Copyright 1984, National Conference of Referees in Bankruptcy. Used by permission.


The Bankruptcy Reform Act's treatment of belatedly perfected security interests in personal property is enigmatic, because it attempts to employ preference law to avoid a class of transfers, so-called "secret liens," that are not true preferences. When a security interest is granted in exchange for contemporaneous value, preference policy in bankruptcy is not offended, because the transaction does not cause a depletion of the debtor's estate for the benefit of a particular creditor. However, the effect of the timing rules of section 547(e) of the Bankruptcy Reform Act is to treat most security interests perfected during the preference period and more than ten days after attachment as section 547(b) preferential transfers.

Recently, in the Vance case, the Ninth Circuit had an opportunity to apply section 547(c)(1), the substantially contemporaneous exchange exception, to the delayed perfection problem. Following a line of cases that apply the exception narrowly and mechanically, the court adopted an inflexible construction of section 547(c)(1) and refused to apply it to security interests that are not perfected within the ten-day grace period established by section 547(e). This decision should not be followed by courts in other jurisdictions,because its reasoning is flawed and neglects to take into account the purposes and goals of bankruptcy preference law and the broad language and historical development of the substantially contemporaneous exchange exception.

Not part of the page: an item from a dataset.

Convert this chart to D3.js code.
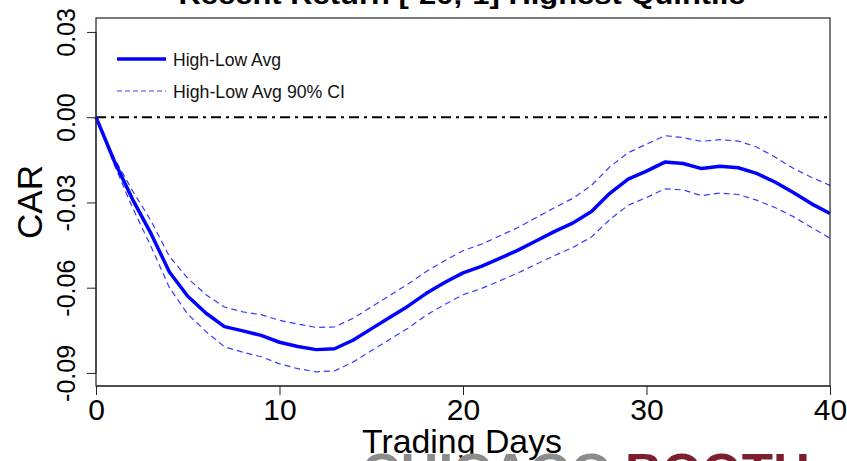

The better-reasoned cases apply section 547(c)(1) broadly and protect security interests that are (1) created in exchange for contemporaneous new value, and (2) perfected within a commercially reasonable time thereafter. This flexible approach to the delayed perfection problem ought to be followed, because it recognizes and protects the legitimate contractual expectations of secured creditors who act to perfect their security interests within a reasonable period of time, without sacrificing the interests of unsecured creditors who might have been misled by unreasonable delays in perfection.